Third, seeking reform through elections is critical to success. Both the Tea Party and Occupy Wall Street started from grassroots, but the Tea Party focused single-mindedly on electing representatives who reflected its views, while Occupy had little appetite for ordinary politics. One engaged in democracy; the other largely opted out. The Tea Party has had lasting influence, while Occupy is a thing of the past. It’s also true that the Tea Party had millions of dollars in support, as Jane Mayer has shown in Dark Money (2016), so the comparison is not entirely fair. But it is nonetheless true that the surest path to reform in the United States is through the democratic process.

Women have been at the center of the Trump resistance and are likely to remain so. While they have long been victimized by sexual harassment, the election of a president who bragged about using his own privilege to assault women seems to have broken some sort of barrier. A disproportionate number of the ACLU’s new members since 2016 are women. The congressional freshman class that just took office had more women than ever before. Women protesters were not able to halt the confirmation of Justice Kavanaugh, but that failure may motivate still more to take up the fight against Trump and for women’s equality and dignity. (The confirmation of Clarence Thomas in 1991 despite Anita Hill’s highly credible allegations of sexual harassment sparked a “Year of the Woman,” and women punished Republicans at the polls in the next election.)

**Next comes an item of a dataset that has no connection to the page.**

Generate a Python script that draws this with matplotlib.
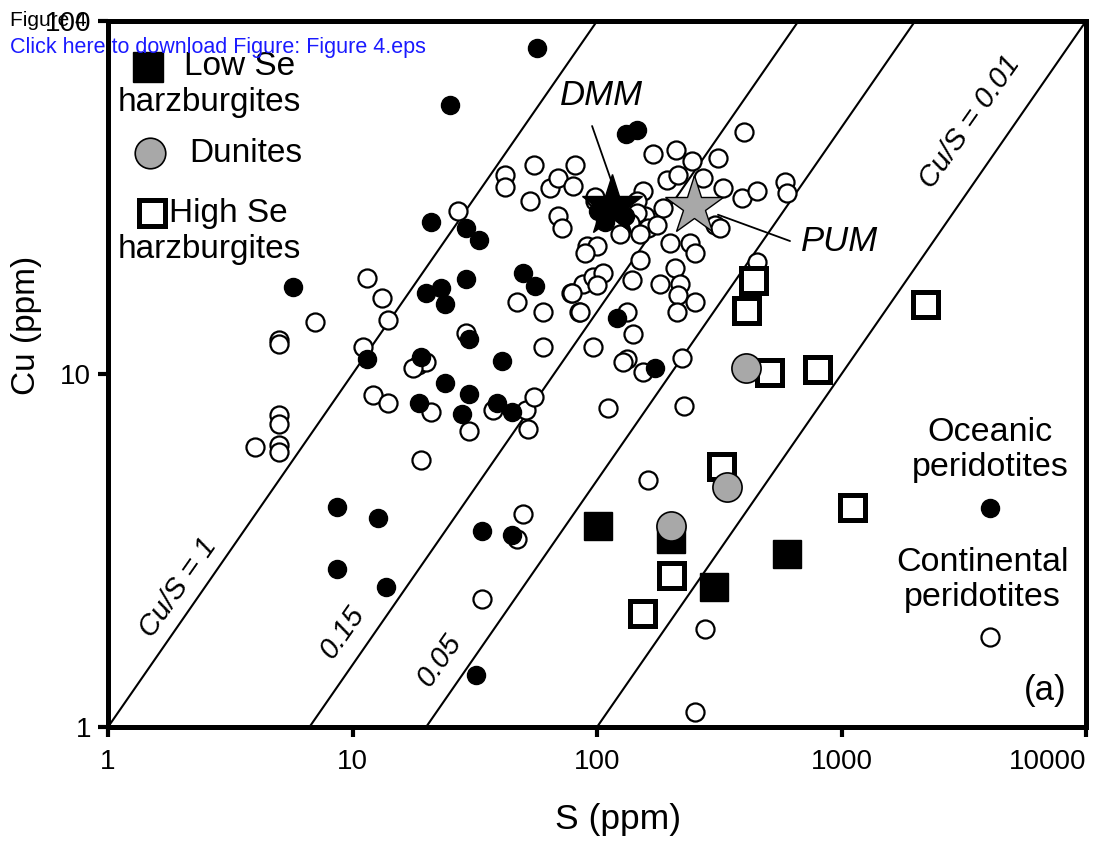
import numpy as np
import matplotlib.pyplot as plt

plt.rcParams['font.family'] = ['Liberation Sans', 'DejaVu Sans']
NARROW = ['Liberation Sans Narrow', 'Liberation Sans']

# continental peridotites (open circles): S, Cu in ppm
cont_S = [42, 42, 55, 53, 64, 69, 81, 80, 69, 72, 27, 98, 91, 100,
          89, 47, 60, 78, 88, 84, 96, 11.5, 13.2, 14, 7, 5, 5, 11, 18.5, 20, 17.7, 60, 96, 29,
          400, 169, 211, 245, 313, 193, 214, 271, 154, 186, 157, 162, 176, 328, 392, 451, 587, 600,
          304, 318, 199, 240,
          252, 150, 208, 219, 181, 214, 252, 212, 139, 140, 133, 154, 223, 450,
          106, 100, 79, 85, 133, 128,
          98, 146, 146, 136, 124, 150,
          12.1, 14, 21, 30, 37.6, 51, 55, 52, 19, 5, 5, 4, 5, 5,
          50, 47, 34, 277, 252, 162, 227, 111]
cont_Cu = [36.6, 33.9, 39, 31, 33.6, 36, 39, 34, 28, 26, 29, 31, 23, 23,
           22, 16, 15, 17, 18, 15, 18.8, 18.7, 16.4, 14.2, 14, 12.5, 12.2, 11.9, 10.6, 10.8, 10.4, 11.9, 11.9, 13.1,
           48.5, 42, 43, 40, 41, 35.5, 36.6, 36, 33, 29.5, 28, 26, 26.4, 33.6, 31.5, 33, 35, 32.6,
           26.4, 26, 23.5, 23.5,
           22, 21, 20, 18, 18, 16.7, 16, 15, 18.5, 13, 11, 10.1, 11.1, 20.8,
           19.3, 17.9, 17, 15, 15, 10.8,
           31.7, 31, 28.6, 26.8, 25, 25,
           8.7, 8.3, 7.8, 6.9, 7.9, 7.9, 8.6, 7.0, 5.7, 7.65, 7.2, 6.2, 6.3, 6.0,
           4.0, 3.4, 2.3, 1.9, 1.1, 5.0, 8.1, 8.0]

# oceanic peridotites (filled circles)
ocean_S = [57, 25, 131, 146, 21, 29, 33, 5.7, 20, 23, 24, 29, 50, 56, 30, 41, 11.5, 19,
           24, 18.7, 30, 28, 39, 45, 8.6, 12.7, 8.6, 13.7, 34, 45, 32, 173, 121, 101, 108, 130]
ocean_Cu = [84, 58, 48, 49, 27, 26, 24, 17.6, 17, 17.5, 15.8, 18.6, 19.3, 17.8, 12.6, 10.9, 11.0, 11.2,
            9.4, 8.3, 8.8, 7.7, 8.3, 7.8, 4.2, 3.9, 2.8, 2.5, 3.6, 3.5, 1.4, 10.4, 14.4, 29, 27, 28]

# this study
lowse_S = [101, 200, 300, 600]
lowse_Cu = [3.7, 3.4, 2.5, 3.1]
highse_S = [435, 405, 505, 795, 2200, 320, 1100, 200, 153]
highse_Cu = [18.5, 15.2, 10.1, 10.3, 15.8, 5.5, 4.2, 2.7, 2.1]
dun_S = [405, 340, 200]
dun_Cu = [10.4, 4.8, 3.7]

dmm = (115, 30)
pum = (250, 30)

ratios = [1, 0.15, 0.05, 0.01]
s_range = [1, 10000]

fig = plt.figure(figsize=(10.99, 8.48), dpi=100)
ax = fig.add_axes([0.0983, 0.1427, 0.8899, 0.8325])
ax.set_xscale('log')
ax.set_yscale('log')
ax.set_xlim(1, 10000)
ax.set_ylim(1, 100)

s_line = np.array(s_range, dtype=float)
for r in ratios:
    ax.plot(s_line, r * s_line, color='black', lw=1.5, zorder=1)

ax.plot(cont_S, cont_Cu, 'o', ms=13, mfc='white', mec='black', mew=1.6, ls='none', zorder=2)
ax.plot(ocean_S, ocean_Cu, 'o', ms=13, mfc='black', mec='black', mew=1, ls='none', zorder=3)
ax.plot(lowse_S, lowse_Cu, 's', ms=20, mfc='black', mec='black', mew=1, ls='none', zorder=4)
ax.plot(highse_S, highse_Cu, 's', ms=18, mfc='white', mec='black', mew=3.6, ls='none', zorder=5)
ax.plot(dun_S, dun_Cu, 'o', ms=21, mfc='#a8a8a8', mec='black', mew=1.2, ls='none', zorder=6)
ax.plot(*dmm, '*', ms=46, mfc='black', mec='black', zorder=7)
ax.plot(*pum, '*', ms=44, mfc='#a8a8a8', mec='black', mew=1, zorder=7)

# annotations
ax.annotate('', xy=(0.518, 0.760), xytext=(0.494, 0.855), xycoords='axes fraction',
            arrowprops=dict(arrowstyle='-', color='black', lw=1.3))
ax.annotate('', xy=(0.621, 0.727), xytext=(0.700, 0.687), xycoords='axes fraction',
            arrowprops=dict(arrowstyle='-', color='black', lw=1.3))
ax.text(0.505, 0.895, 'DMM', transform=ax.transAxes, ha='center', va='center',
        fontsize=25, style='italic')
ax.text(0.748, 0.687, 'PUM', transform=ax.transAxes, ha='center', va='center',
        fontsize=25, style='italic')

ax.text(0.072, 0.198, 'Cu/S = 1', transform=ax.transAxes, ha='center', va='center',
        fontsize=21, style='italic', rotation=55)
ax.text(0.240, 0.134, '0.15', transform=ax.transAxes, ha='center', va='center',
        fontsize=21, style='italic', rotation=55)
ax.text(0.339, 0.095, '0.05', transform=ax.transAxes, ha='center', va='center',
        fontsize=21, style='italic', rotation=55)
ax.text(0.881, 0.857, 'Cu/S = 0.01', transform=ax.transAxes, ha='center', va='center',
        fontsize=21, style='italic', rotation=55)

ax.text(0.958, 0.052, '(a)', transform=ax.transAxes, ha='center', va='center', fontsize=25)
ax.text(0.902, 0.392, 'Oceanic\nperidotites', transform=ax.transAxes, ha='center', va='center',
        fontsize=24.5, linespacing=1.15)
ax.plot(0.902, 0.310, 'o', ms=13, mfc='black', mec='black', transform=ax.transAxes)
ax.text(0.894, 0.208, 'Continental\nperidotites', transform=ax.transAxes, ha='center', va='center',
        fontsize=24.5, linespacing=1.15)
ax.plot(0.902, 0.127, 'o', ms=13, mfc='white', mec='black', mew=1.6, transform=ax.transAxes)

# legend
ax.plot(0.041, 0.935, 's', ms=21, mfc='black', mec='black', transform=ax.transAxes)
ax.text(0.135, 0.935, 'Low Se', transform=ax.transAxes, ha='center', va='center', fontsize=24)
ax.text(0.104, 0.884, 'harzburgites', transform=ax.transAxes, ha='center', va='center', fontsize=24)
ax.plot(0.043, 0.813, 'o', ms=22, mfc='#a8a8a8', mec='black', mew=1.2, transform=ax.transAxes)
ax.text(0.141, 0.813, 'Dunites', transform=ax.transAxes, ha='center', va='center', fontsize=24)
ax.plot(0.045, 0.728, 's', ms=19, mfc='white', mec='black', mew=3.6, transform=ax.transAxes)
ax.text(0.123, 0.728, 'High Se', transform=ax.transAxes, ha='center', va='center', fontsize=24)
ax.text(0.104, 0.676, 'harzburgites', transform=ax.transAxes, ha='center', va='center', fontsize=24)

# axes styling
for sp in ax.spines.values():
    sp.set_linewidth(3.6)
ax.minorticks_off()
ax.set_xticks([1, 10, 100, 1000, 10000])
ax.set_xticklabels(['1', '10', '100', '1000', '10000'], family=NARROW, fontsize=20)
ax.set_yticks([1, 10, 100])
ax.set_yticklabels(['1', '10', '100'], family=NARROW, fontsize=20)
ax.tick_params(which='major', direction='out', length=7, width=3)
ax.tick_params(axis='x', pad=9)
ax.tick_params(axis='y', pad=5)
ax.get_xticklabels()[-1].set_ha('right')

ax.set_xlabel('S (ppm)', fontsize=25.5)
ax.xaxis.set_label_coords(0.522, -0.108)
ax.set_ylabel('Cu (ppm)', fontsize=24)
ax.yaxis.set_label_coords(-0.0675, 0.569)

fig.text(0.009, 1 - 20 / 848, 'Figure 4', fontsize=15, va='center', ha='left')
fig.text(0.009, 1 - 47 / 848, 'Click here to download Figure: Figure 4.eps', fontsize=15.5,
         va='center', ha='left', color='#1a1aff')

fig.savefig('out.png', dpi=100)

The #MeToo movement has already inspired considerable reform. Microsoft, Uber, and Lyft have exempted sexual harassment complaints from contract clauses requiring binding arbitration, while Condé Nast has adopted a new code of conduct for working with models. Several major hotel chains have provided their workers with panic buttons to notify security if hotel guests try to harass them. Four states—Maryland, Vermont, Ten- nessee, and Washington—have banned the confidentiality conditions in employment contracts that enabled employers to conceal harassment claims.8

Crutchfield’s and Tufekci’s work suggests, however, that whether reforms will continue depends on the energy of the movement being channeled productively into organizations at the national and local levels, and into electoral politics. The #MeToo movement has given rise to the Time’s Up Legal Defense Fund, which provides subsidized legal support to victims of sexual harassment and assault. And the women’s movement already has a number of established organizations that work to prevent and remedy sexual harassment and assault, including the National Women’s Law Center, Alianza Nacional de Campesinas, Restaurant Opportunities Centers United, Girls for Gender Equity, the ACLU, and the National Domestic Workers Alliance. Some of these have state and local affiliates. And because federal employment law already prohibits sexual harassment, private civil rights attorneys and the Equal Employment Opportunity Commission also play an important part in responding to the problem. But troubling signs of division have also arisen, particularly among organizers of the Women’s March.9

Whether #MeToo and other progressive movements will achieve lasting reform will depend on these organizations working collectively in multiple forums, including courtrooms, state legislatures, corporate boardrooms, union halls, and, most importantly, at the ballot box. We all need to turn away from our smartphones and screens and engage, together, in the work of democracy.